---------- DATA SHOWN

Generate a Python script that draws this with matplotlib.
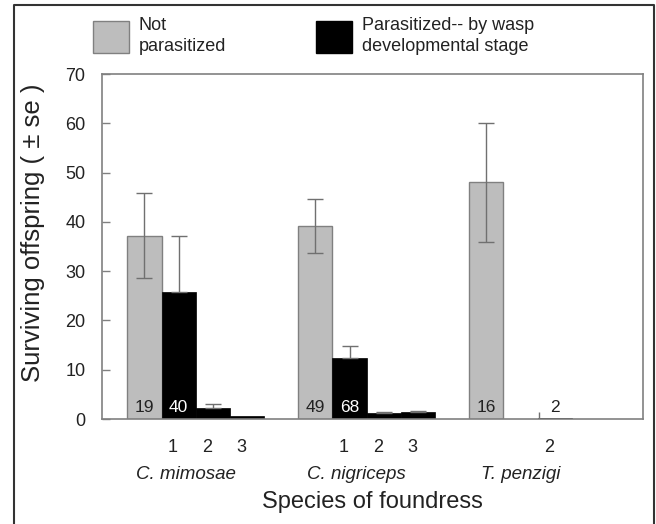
import numpy as np
import matplotlib
matplotlib.use("Agg")
import matplotlib.pyplot as plt
import matplotlib.transforms as mtransforms
from matplotlib.patches import Patch
from matplotlib.lines import Line2D

plt.rcParams['font.family'] = ['Liberation Sans', 'DejaVu Sans']

# values
species = ["C. mimosae", "C. nigriceps", "T. penzigi"]
stages = ["1", "2", "3"]

not_par_mean = [37.2, 39.1, 48.0]
not_par_se = [8.6, 5.5, 12.1]
not_par_n = [19, 49, 16]

# parasitized, by wasp developmental stage (nan = no data)
par_mean = [[25.8, 2.2, 0.6],
            [12.4, 1.2, 1.4],
            [np.nan, 0.3, np.nan]]
par_se = [[11.3, 0.8, 0.0],
          [2.4, 0.3, 0.2],
          [np.nan, 1.2, np.nan]]
par_n = [[40, None, None],
         [68, None, None],
         [None, 2, None]]

grey = '#bdbdbd'
edge = '#808080'
errc = '#707070'
width = 1.0

fig = plt.figure(figsize=(6.56, 5.24), dpi=100)
ax = fig.add_axes([102 / 656, 1 - 419 / 524, 541 / 656, 345 / 524])

tick_pos, tick_lab = [], []
for g, sp in enumerate(species):
    x0 = 5 * g
    ax.bar(x0, not_par_mean[g], width, color=grey, edgecolor=edge, linewidth=1, zorder=2)
    ax.errorbar(x0, not_par_mean[g], yerr=not_par_se[g], color=errc, lw=1,
                capsize=6, capthick=1, zorder=3)
    ax.text(x0, 2.4, str(not_par_n[g]), ha='center', va='center', fontsize=12.5,
            color='#222222', zorder=4)
    for k, st in enumerate(stages):
        m = par_mean[g][k]
        if np.isnan(m):
            continue
        xk = x0 + k + 1
        ax.bar(xk, m, width, color='black', edgecolor='black', linewidth=0.5, zorder=2)
        if par_se[g][k] > 0:
            # the tiny T. penzigi bar has its error tick at the bar's left edge
            xe = xk if m > 1 else xk - 0.45 * width
            ax.errorbar(xe, m, yerr=[[0], [par_se[g][k]]], color=errc, lw=1,
                        capsize=6 if m > 1 else 0, capthick=1, zorder=3)
        n = par_n[g][k]
        if n is not None:
            col = 'white' if m > 5 else '#222222'
            ax.text(xk, 2.4, str(n), ha='center', va='center', fontsize=12.5,
                    color=col, zorder=4)
        tick_pos.append(xk)
        tick_lab.append(st)
    # species name below the stage numbers
    off = 1.0 if g == 2 else 1.2
    ax.text(x0 + off, -0.162, sp, transform=ax.get_xaxis_transform(),
            ha='center', va='center', fontsize=13.5, style='italic', color='#222222')

ax.set_xlim(-1.24, 14.58)
ax.set_ylim(0, 70)
ax.set_yticks(range(0, 71, 10))
ax.set_xticks(tick_pos)
ax.set_xticklabels(tick_lab)
ax.tick_params(axis='x', length=0, pad=14.5, labelsize=13, labelcolor='#222222')
ax.tick_params(axis='y', direction='in', length=6, width=1, color=edge, pad=12,
               labelsize=13, labelcolor='#222222')
# stage numbers sit slightly left of their bars in the original
shift = mtransforms.ScaledTranslation(-6 / 100, 0, fig.dpi_scale_trans)
for lab in ax.get_xticklabels():
    lab.set_transform(lab.get_transform() + shift)
for s in ax.spines.values():
    s.set_color(edge)
    s.set_linewidth(1.2)

ax.set_ylabel("Surviving offspring ( \u00b1 se )", fontsize=18.5, color='#222222')
ax.yaxis.set_label_coords(-0.1275, 0.539)
ax.yaxis.label.set_verticalalignment('center')
ax.set_xlabel("Species of foundress", fontsize=17, color='#222222', labelpad=25)

handles = [Patch(facecolor=grey, edgecolor=edge), Patch(facecolor='black', edgecolor='black')]
labels = ["Not\nparasitized", "Parasitized-- by wasp\ndevelopmental stage"]
leg = fig.legend(handles, labels, loc='upper left', bbox_to_anchor=(89 / 656, 1 - 13 / 524),
                 ncol=2, frameon=False, fontsize=13, handlelength=2.0, handleheight=2.4,
                 handletextpad=0.55, columnspacing=5.0, borderpad=0.2, borderaxespad=0,
                 labelcolor='#222222')
for t in leg.get_texts():
    t.set_linespacing(1.35)

# outer frame (open at the bottom)
fx = [14 / 656, 14 / 656, 654 / 656, 654 / 656]
fy = [0, 1 - 5 / 524, 1 - 5 / 524, 0]
fig.add_artist(Line2D(fx, fy, color='#333333', lw=1.5, transform=fig.transFigure))

fig.savefig('out.png', dpi=100)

--------------------

WHAT YOU WILL DO: Leave out any pictures, please, and quote only the lines from the top of the data through the line that contains "plt.rcParams['font.family'] = ['Liberation".

WORKED SOLUTION:
Generate a Python script that draws this with matplotlib.
import numpy as np
import matplotlib
matplotlib.use("Agg")
import matplotlib.pyplot as plt
import matplotlib.transforms as mtransforms
from matplotlib.patches import Patch
from matplotlib.lines import Line2D

plt.rcParams['font.family'] = ['Liberation Sans', 'DejaVu Sans']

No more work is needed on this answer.